After the fireworks of July 4 have fallen back to earth, high summer in Texas will demand hard thinking about how people in a “land of the free and home of the brave” are supposed to act.

In early July, citizen-workers at the Swift meat cutting plant in Cactus, Texas will argue why their racketeering lawsuit against company management should not be dismissed.

Valenzuela, etal v Swift (3:06-cv-02322) was filed in the federal Northern District of Texas last December, alleging that managers of the butcher corporation have been hiring migrant workers in an effort to depress wages.

Lower wages would be the most obvious cost-cutting benefit of hiring migrant workers, but it is also cheaper to supervise workers less likely to demand their rights to workplace health and safety.

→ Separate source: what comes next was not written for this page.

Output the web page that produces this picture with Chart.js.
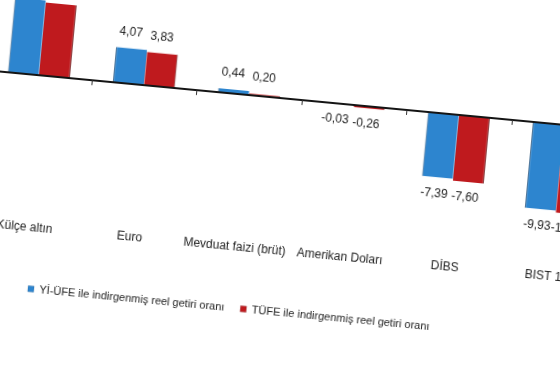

For named plaintiffs in the lawsuit — Blanda Valenzuela, Margie Salazar, Jose A. Serrato, Josie Rendon, Clara Tovar, Consuelo Espino, Maria Avila, Ernestina Navarrette, Maria E. Munoz, Amanda Salcido, Candelario G. Ortega, Maria Ortiz, Jose Oliva, Rafaela Chavez, Elodia Arroyo, Susana Cardiel, Gracie Rios, and Leonel Ruiz — the Swift company’s hiring practices deliberately undermined the value of workers.

A Dallas Observer story by Megan Feldman, “Ground Meat,” really digs into the guts of the Cactus butcher factory, where workers are ever slipping onto gore-strewn floors, or ruining their own tendons as they cut into cow carcasses at a rate approximating 400 per hour.

About the same time that the federal court will be updating the Swift worker lawsuit, the United Nations will convene the first meeting of its Global Forum on Migration and Development.

Session 1.3, for example, “aims at some best policy guidelines for governments to engage with the private sector to the mutual advantage of migrants, host communities, employers and developing economies.”

“This session will address the following questions: How can private sector and other non-state agencies better ensure that migrants are well informed and protected from abusive and malevolent practices (e.g. at the hands of smugglers or traffickers), both in their migration and the job placements abroad? How to balance facilitation and control of these players to help them facilitate beneficial and protective migration without further driving such agencies underground.”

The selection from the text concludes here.